To be done: From the first line of the data below through the line bearing "1/9*63 + 1/9*41", reproduce each line exactly; do not include pictures.

Data segment:

════════

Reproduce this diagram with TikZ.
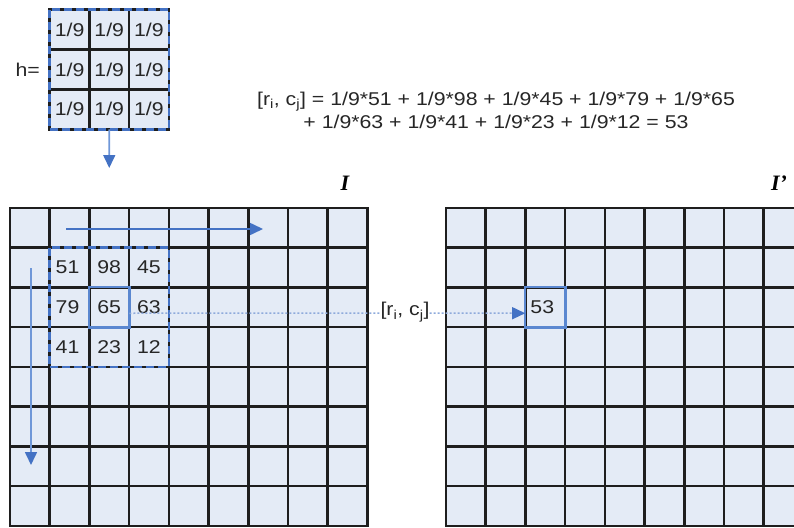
\documentclass[tikz,border=0pt]{standalone}
\usepackage{fontspec}
\setmainfont[FakeStretch=1.15]{Liberation Sans}
\newfontfamily\labelfont{Liberation Serif}
\usetikzlibrary{arrows.meta}
\definecolor{cellfill}{HTML}{E4EBF6}
\definecolor{accent}{HTML}{4472C4}
\definecolor{hiblue}{HTML}{5A87D0}
\definecolor{shaft}{HTML}{6F97D8}
\definecolor{dotline}{HTML}{8EAADB}
\definecolor{gridline}{HTML}{1E1E1E}
\definecolor{txt}{HTML}{262626}
\begin{document}
\begin{tikzpicture}[x=1pt,y=-1pt,
  cell/.style={rectangle,minimum size=39.7pt,inner sep=0pt,fill=cellfill},
  cellborder/.style={draw=gridline,line width=2.2pt},
  num/.style={text=txt,font=\fontsize{18.5}{21}\selectfont,inner sep=0pt},
  outline/.style={draw=gridline,line width=2.6pt},
  dashbox/.style={draw=accent,line width=2.6pt,dash pattern=on 8pt off 4pt},
  hilite/.style={draw=hiblue,line width=2.5pt},
  flowarrow/.style={draw=shaft,line width=1.6pt,-{Triangle[length=13pt,width=12pt,color=accent]}},
  dotarrow/.style={draw=dotline,line width=1.5pt,dash pattern=on 2pt off 2pt},
  imglabel/.style={font=\labelfont\bfseries\itshape\fontsize{22}{24}\selectfont,text=black,inner sep=0pt}]
\useasboundingbox (0,0) rectangle (794,527);
\clip (0,0) rectangle (794,527);

% kernel h
\foreach \r in {1,2,3}{\foreach \c in {1,2,3}{
  \node[cell] (K-\r-\c) at ({49.7+(\c-0.5)*39.7},{10+(\r-0.5)*39.7}) {};
}}
\foreach \r in {1,2,3}{\foreach \c in {1,2,3}{
  \draw[cellborder] (K-\r-\c.north west) rectangle (K-\r-\c.south east);
  \node[num] at (K-\r-\c) {1/9};
}}
\draw[outline] (K-1-1.north west) rectangle (K-3-3.south east);
\draw[dashbox] (K-1-1.north west) rectangle (K-3-3.south east);
\node[num,anchor=east] (hlabel) at (40,70) {h=};

% formula
\node[num,align=center,font=\fontsize{18.5}{23}\selectfont] (formula) at (496,110)
  {[r\textsubscript{i}, c\textsubscript{j}] = 1/9*51 + 1/9*98 + 1/9*45 + 1/9*79 + 1/9*65\\
   + 1/9*63 + 1/9*41 + 1/9*23 + 1/9*12 = 53};

% left image grid I and right image grid I'
\foreach \r in {1,...,8}{\foreach \c in {1,...,9}{
  \node[cell] (L-\r-\c) at ({10+(\c-0.5)*39.7},{208+(\r-0.5)*39.7}) {};
  \node[cell] (R-\r-\c) at ({446+(\c-0.5)*39.7},{208+(\r-0.5)*39.7}) {};
}}
\foreach \r in {1,...,8}{\foreach \c in {1,...,9}{
  \draw[cellborder] (L-\r-\c.north west) rectangle (L-\r-\c.south east);
  \draw[cellborder] (R-\r-\c.north west) rectangle (R-\r-\c.south east);
}}

\node[num,xshift=-2pt] at (L-2-2) {51};
\node[num] at (L-2-3) {98};
\node[num] at (L-2-4) {45};
\node[num,xshift=-2pt] at (L-3-2) {79};
\node[num] at (L-3-3) {65};
\node[num] at (L-3-4) {63};
\node[num,xshift=-2pt] at (L-4-2) {41};
\node[num] at (L-4-3) {23};
\node[num] at (L-4-4) {12};

\draw[outline,line width=2.2pt] (L-2-2.north west) rectangle (L-4-4.south east);
\draw[dashbox] (L-2-2.north west) rectangle (L-4-4.south east);
\draw[hilite] (L-3-3.north west) rectangle (L-3-3.south east);

\node[num,xshift=-3pt] at (R-3-3) {53};
\draw[hilite] (R-3-3.north west) rectangle (R-3-3.south east);

\node[imglabel] (Ilabel) at (345,183) {I};
\node[imglabel] (Iplabel) at (779,183) {I’};

% arrows
\coordinate (ktip) at (109.25,168);
\draw[flowarrow] (K-3-2.south) -- (ktip);
\coordinate (hstart) at (66,229);
\coordinate (hend) at (263,229);
\draw[flowarrow,draw=accent] (hstart) -- (hend);
\coordinate (vstart) at (31,268);
\coordinate (vend) at (31,465);
\draw[flowarrow] (vstart) -- (vend);

\node[num] (rc) at (405,312) {[r\textsubscript{i}, c\textsubscript{j}]};
\draw[dotarrow] ([yshift=-6pt]L-3-3.east) -- (rc.west |- 0,313);
\draw[dotarrow,-{Triangle[length=13pt,width=12pt,color=accent]}] (rc.east |- 0,313) -- ([yshift=-6pt]R-3-3.west);
\end{tikzpicture}
\end{document}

════════

Problem solution:
Reproduce this diagram with TikZ.
\documentclass[tikz,border=0pt]{standalone}
\usepackage{fontspec}
\setmainfont[FakeStretch=1.15]{Liberation Sans}
\newfontfamily\labelfont{Liberation Serif}
\usetikzlibrary{arrows.meta}
\definecolor{cellfill}{HTML}{E4EBF6}
\definecolor{accent}{HTML}{4472C4}
\definecolor{hiblue}{HTML}{5A87D0}
\definecolor{shaft}{HTML}{6F97D8}
\definecolor{dotline}{HTML}{8EAADB}
\definecolor{gridline}{HTML}{1E1E1E}
\definecolor{txt}{HTML}{262626}
\begin{document}
\begin{tikzpicture}[x=1pt,y=-1pt,
  cell/.style={rectangle,minimum size=39.7pt,inner sep=0pt,fill=cellfill},
  cellborder/.style={draw=gridline,line width=2.2pt},
  num/.style={text=txt,font=\fontsize{18.5}{21}\selectfont,inner sep=0pt},
  outline/.style={draw=gridline,line width=2.6pt},
  dashbox/.style={draw=accent,line width=2.6pt,dash pattern=on 8pt off 4pt},
  hilite/.style={draw=hiblue,line width=2.5pt},
  flowarrow/.style={draw=shaft,line width=1.6pt,-{Triangle[length=13pt,width=12pt,color=accent]}},
  dotarrow/.style={draw=dotline,line width=1.5pt,dash pattern=on 2pt off 2pt},
  imglabel/.style={font=\labelfont\bfseries\itshape\fontsize{22}{24}\selectfont,text=black,inner sep=0pt}]
\useasboundingbox (0,0) rectangle (794,527);
\clip (0,0) rectangle (794,527);

% kernel h
\foreach \r in {1,2,3}{\foreach \c in {1,2,3}{
  \node[cell] (K-\r-\c) at ({49.7+(\c-0.5)*39.7},{10+(\r-0.5)*39.7}) {};
}}
\foreach \r in {1,2,3}{\foreach \c in {1,2,3}{
  \draw[cellborder] (K-\r-\c.north west) rectangle (K-\r-\c.south east);
  \node[num] at (K-\r-\c) {1/9};
}}
\draw[outline] (K-1-1.north west) rectangle (K-3-3.south east);
\draw[dashbox] (K-1-1.north west) rectangle (K-3-3.south east);
\node[num,anchor=east] (hlabel) at (40,70) {h=};

% formula
\node[num,align=center,font=\fontsize{18.5}{23}\selectfont] (formula) at (496,110)
  {[r\textsubscript{i}, c\textsubscript{j}] = 1/9*51 + 1/9*98 + 1/9*45 + 1/9*79 + 1/9*65\\
   + 1/9*63 + 1/9*41 + 1/9*23 + 1/9*12 = 53};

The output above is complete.